I have some exciting news to share: As of today I have written 34,512 words for my second book, which equates to roughly 25% done. The working title is The Fourth World, and it takes place approximately forty years before Restoration. But, even though both books take place in the same fictional timeline, it is not a prequel.
I actually started this book way back in 1998 (or thereabouts), but life took me in a different direction and I had to set it aside. I worked on it some in 2012, but once again life pulled me away. That was definitely not a bad thing though, my wife and I got to live and work in St.
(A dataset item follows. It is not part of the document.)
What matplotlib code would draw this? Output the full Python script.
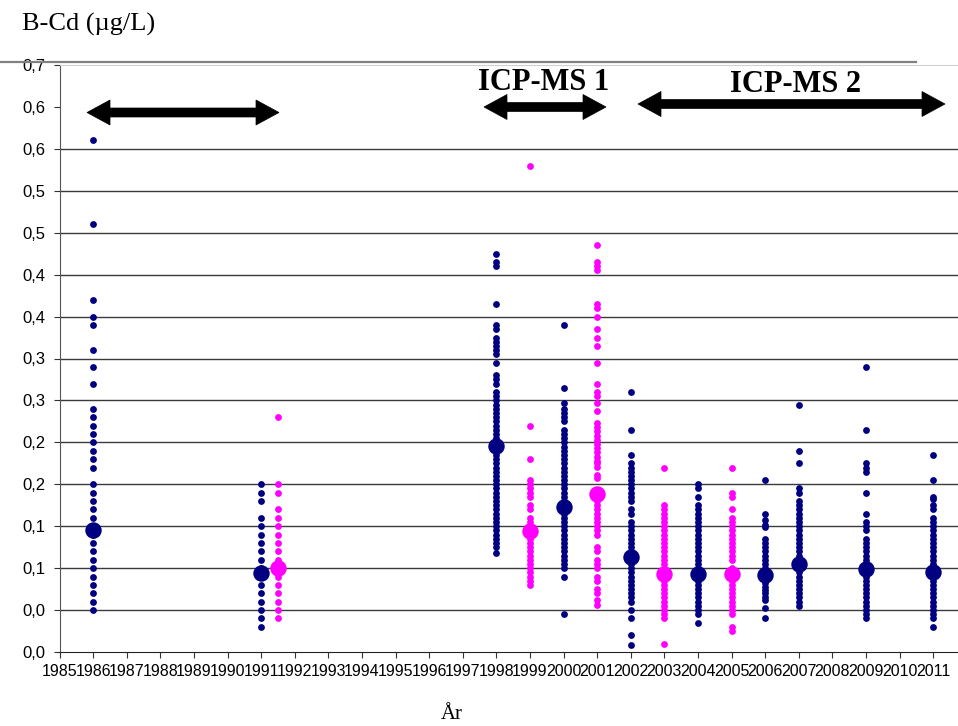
import matplotlib
matplotlib.use('Agg')
import matplotlib.pyplot as plt
from matplotlib.patches import Polygon
from matplotlib.lines import Line2D

# Axis setup
years = list(range(1985, 2012))
ytick_vals = [0.0, 0.05, 0.1, 0.15, 0.2, 0.25, 0.3, 0.35, 0.4, 0.45, 0.5, 0.55, 0.6, 0.65, 0.7]
ytick_labels = ['0,0', '0,0', '0,1', '0,1', '0,2', '0,2', '0,3', '0,3',
                '0,4', '0,4', '0,5', '0,5', '0,6', '0,6', '0,7']

# Individual measurements, navy series
navy_1986 = [0.61, 0.51, 0.42, 0.40, 0.39, 0.36, 0.34, 0.32, 0.29, 0.28, 0.27, 0.26, 0.25,
             0.24, 0.23, 0.22, 0.20, 0.19, 0.18, 0.17, 0.16, 0.15, 0.14, 0.13, 0.12, 0.11,
             0.10, 0.09, 0.08, 0.07, 0.06, 0.05]
navy_1991 = [0.20, 0.19, 0.18, 0.16, 0.15, 0.14, 0.13, 0.12, 0.11, 0.10, 0.09, 0.08, 0.07,
             0.06, 0.05, 0.04, 0.03]
navy_1998 = [0.475, 0.465, 0.46, 0.415, 0.39, 0.385, 0.375, 0.37, 0.365, 0.36, 0.355, 0.345,
             0.33, 0.325, 0.32, 0.31, 0.305, 0.30, 0.295, 0.29, 0.285, 0.28, 0.275, 0.27,
             0.265, 0.26, 0.255, 0.25, 0.245, 0.24, 0.235, 0.23, 0.225, 0.22, 0.215, 0.21,
             0.205, 0.20, 0.195, 0.19, 0.185, 0.18, 0.175, 0.17, 0.165, 0.16, 0.155, 0.15,
             0.145, 0.14, 0.135, 0.13, 0.125, 0.118]
navy_2000 = [0.39, 0.315, 0.297, 0.29, 0.285, 0.28, 0.275, 0.265, 0.26, 0.255, 0.25, 0.245,
             0.24, 0.235, 0.23, 0.225, 0.22, 0.215, 0.21, 0.205, 0.20, 0.195, 0.19, 0.185,
             0.18, 0.175, 0.17, 0.165, 0.16, 0.155, 0.15, 0.145, 0.14, 0.135, 0.13, 0.125,
             0.12, 0.115, 0.11, 0.105, 0.10, 0.09, 0.045]
navy_2002 = [0.31, 0.265, 0.235, 0.225, 0.22, 0.215, 0.21, 0.205, 0.20, 0.195, 0.19, 0.185,
             0.18, 0.17, 0.165, 0.155, 0.15, 0.145, 0.14, 0.135, 0.13, 0.125, 0.12, 0.115,
             0.11, 0.105, 0.10, 0.095, 0.09, 0.085, 0.08, 0.075, 0.07, 0.065, 0.06, 0.05,
             0.04, 0.02, 0.008]
navy_2004 = [0.20, 0.195, 0.185, 0.175, 0.17, 0.165, 0.16, 0.155, 0.15, 0.145, 0.14, 0.135,
             0.13, 0.125, 0.12, 0.115, 0.11, 0.105, 0.10, 0.095, 0.09, 0.085, 0.08, 0.075,
             0.07, 0.065, 0.06, 0.055, 0.05, 0.045, 0.035]
navy_2006 = [0.205, 0.165, 0.157, 0.152, 0.149, 0.135, 0.13, 0.125, 0.12, 0.115, 0.11,
             0.105, 0.10, 0.095, 0.09, 0.082, 0.078, 0.074, 0.07, 0.066, 0.062, 0.052, 0.041]
navy_2007 = [0.295, 0.24, 0.225, 0.195, 0.19, 0.18, 0.175, 0.17, 0.165, 0.16, 0.155, 0.15,
             0.145, 0.14, 0.135, 0.13, 0.125, 0.12, 0.115, 0.11, 0.105, 0.10, 0.095, 0.09,
             0.085, 0.08, 0.075, 0.07, 0.065, 0.06, 0.055]
navy_2009 = [0.34, 0.265, 0.225, 0.22, 0.215, 0.19, 0.165, 0.155, 0.15, 0.145, 0.135, 0.13,
             0.125, 0.12, 0.115, 0.11, 0.105, 0.10, 0.095, 0.09, 0.085, 0.08, 0.075, 0.07,
             0.065, 0.06, 0.055, 0.05, 0.045, 0.04]
navy_2011 = [0.235, 0.205, 0.185, 0.182, 0.175, 0.17, 0.16, 0.155, 0.15, 0.145, 0.14, 0.135,
             0.13, 0.125, 0.12, 0.115, 0.11, 0.105, 0.10, 0.095, 0.09, 0.085, 0.08, 0.075,
             0.07, 0.065, 0.06, 0.055, 0.05, 0.045, 0.04, 0.03]

# Individual measurements, magenta series
pink_1991 = [0.28, 0.20, 0.19, 0.17, 0.16, 0.15, 0.14, 0.13, 0.12, 0.11, 0.10, 0.09, 0.08,
             0.07, 0.06, 0.05, 0.04]
pink_1999 = [0.58, 0.27, 0.23, 0.205, 0.20, 0.195, 0.19, 0.185, 0.175, 0.17, 0.16, 0.155,
             0.15, 0.145, 0.14, 0.135, 0.13, 0.125, 0.12, 0.115, 0.11, 0.105, 0.10, 0.095,
             0.09, 0.085, 0.08]
pink_2001 = [0.485, 0.465, 0.46, 0.455, 0.415, 0.41, 0.40, 0.385, 0.375, 0.365, 0.345, 0.32,
             0.31, 0.305, 0.297, 0.287, 0.273, 0.268, 0.263, 0.258, 0.253, 0.248, 0.243,
             0.238, 0.233, 0.228, 0.225, 0.221, 0.211, 0.207, 0.185, 0.18, 0.175, 0.17,
             0.165, 0.16, 0.155, 0.15, 0.145, 0.14, 0.125, 0.12, 0.11, 0.105, 0.10, 0.09,
             0.085, 0.075, 0.07, 0.062, 0.056]
pink_2003 = [0.22, 0.175, 0.17, 0.165, 0.16, 0.155, 0.15, 0.145, 0.14, 0.135, 0.13, 0.125,
             0.12, 0.115, 0.11, 0.105, 0.10, 0.095, 0.09, 0.085, 0.08, 0.075, 0.07, 0.065,
             0.06, 0.055, 0.05, 0.045, 0.04, 0.01]
pink_2005 = [0.22, 0.19, 0.185, 0.17, 0.16, 0.155, 0.15, 0.145, 0.14, 0.135, 0.13, 0.125,
             0.12, 0.115, 0.11, 0.10, 0.095, 0.09, 0.085, 0.08, 0.075, 0.07, 0.065, 0.06,
             0.055, 0.05, 0.045, 0.03, 0.025]

navy_years = [1986, 1991, 1998, 2000, 2002, 2004, 2006, 2007, 2009, 2011]
navy_values = [navy_1986, navy_1991, navy_1998, navy_2000, navy_2002, navy_2004,
               navy_2006, navy_2007, navy_2009, navy_2011]
pink_years = [1991.5, 1999, 2001, 2003, 2005]
pink_values = [pink_1991, pink_1999, pink_2001, pink_2003, pink_2005]

# Mean values (big dots)
navy_means = [0.145, 0.094, 0.246, 0.173, 0.113, 0.093, 0.092, 0.105, 0.099, 0.095]
pink_means = [0.100, 0.144, 0.189, 0.093, 0.093]

NAVY = '#000080'
PINK = '#FF00FF'
W, H = 958, 726

fig = plt.figure(figsize=(W / 100, H / 100), dpi=100)
ax = fig.add_axes([59.5 / W, 74 / H, (W - 59.5) / W, 587 / H])

for yr, vals in zip(navy_years, navy_values):
    ax.scatter([yr] * len(vals), vals, s=24, color=NAVY, linewidths=0, zorder=3)
for yr, vals in zip(pink_years, pink_values):
    ax.scatter([yr] * len(vals), vals, s=24, color=PINK, linewidths=0, zorder=3)
ax.scatter(navy_years, navy_means, s=140, color=NAVY, linewidths=0, zorder=4)
ax.scatter(pink_years, pink_means, s=140, color=PINK, linewidths=0, zorder=4)

# gridlines (0.65 line is hidden behind the annotation area in the original)
for v in ytick_vals[1:13]:
    ax.axhline(v, color='#3a3a3a', lw=1.0, zorder=1)

ax.set_xlim(1985, 1985 + (W - 59.5) / 33.6)
ax.set_ylim(0, 0.7)
ax.set_xticks(years)
ax.set_xticklabels([str(y) for y in years], fontsize=11.5, family='Liberation Sans')
ax.set_yticks(ytick_vals)
ax.set_yticklabels(ytick_labels, fontsize=12, family='Liberation Sans')
ax.tick_params(axis='x', direction='out', length=4, pad=5, color='#333333')
ax.tick_params(axis='y', direction='out', length=4, pad=6, color='#333333')

ax.spines['right'].set_visible(False)
ax.spines['top'].set_color('#d0d0d0')
ax.spines['top'].set_linewidth(0.8)
ax.spines['left'].set_color('#555555')
ax.spines['bottom'].set_color('#222222')

# texts
fig.text(22 / W, 1 - 31 / H, 'B-Cd (\u00b5g/L)', family='Liberation Serif', fontsize=19,
         ha='left', va='baseline')
fig.text(452 / W, 1 - 719 / H, 'År', family='Liberation Serif', fontsize=15,
         ha='center', va='baseline')
fig.text(544 / W, 1 - 82 / H, 'ICP-MS 1', family='Liberation Serif', fontsize=22,
         fontweight='bold', ha='center', va='center')
fig.text(795 / W, 1 - 85 / H, 'ICP-MS 2', family='Liberation Serif', fontsize=22,
         fontweight='bold', ha='center', va='center')

# gray border line above the plot
fig.add_artist(Line2D([0, 916 / W], [1 - 62 / H] * 2, color='#808080', lw=1.6))


def double_arrow(x0, x1, y, head_len=23, head_half=12.5, shaft_half=4.5):
    pts = [(x0, y), (x0 + head_len, y - head_half), (x0 + head_len, y - shaft_half),
           (x1 - head_len, y - shaft_half), (x1 - head_len, y - head_half), (x1, y),
           (x1 - head_len, y + head_half), (x1 - head_len, y + shaft_half),
           (x0 + head_len, y + shaft_half), (x0 + head_len, y + head_half)]
    pts = [(px / W, 1 - py / H) for px, py in pts]
    fig.add_artist(Polygon(pts, closed=True, facecolor='black', edgecolor='black',
                           lw=0.5, transform=fig.transFigure, zorder=5))


double_arrow(87, 279, 112.5)
double_arrow(484, 606, 107)
double_arrow(638, 945, 104)

fig.savefig('out.png', dpi=100)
Thomas, USVI for four years!
Restoration was also born in 2012, but it existed as only a rough outline and some character notes. In 2017, when I decided to finally pursue my dream of being a writer, I dug into my research and notes for both books and decided to finish Restoration first, unsure whether I would ever finish The Fourth World or not. But, after re-reading the 10,000+ words I had written way back in ’98, I decided that it deserved to be finished.
I will share more details in future posts, but the timeline I established for TFW provided the historical elements in Restoration—with climate change, WW III and the colonization of Mars being the most relevant to both books. That said, TFW isn’t really about any of those things. It’s about Marissa Spencer, an archeologist, and her twin brother Michael, an astronaut.
The year 2034 is an exciting time for the twins: They will celebrate their 33rd birthday, Marissa makes an incredible discovery while working on an excavation in China and Michael will pilot the first manned mission to Mars. Unfortunately for them, 2035 will be just as exciting but far more dangerous.
I plan to release The Fourth World in December and will provide regular updates between now and then. Revival, book two in the Restoration series, is slated for summer 2019.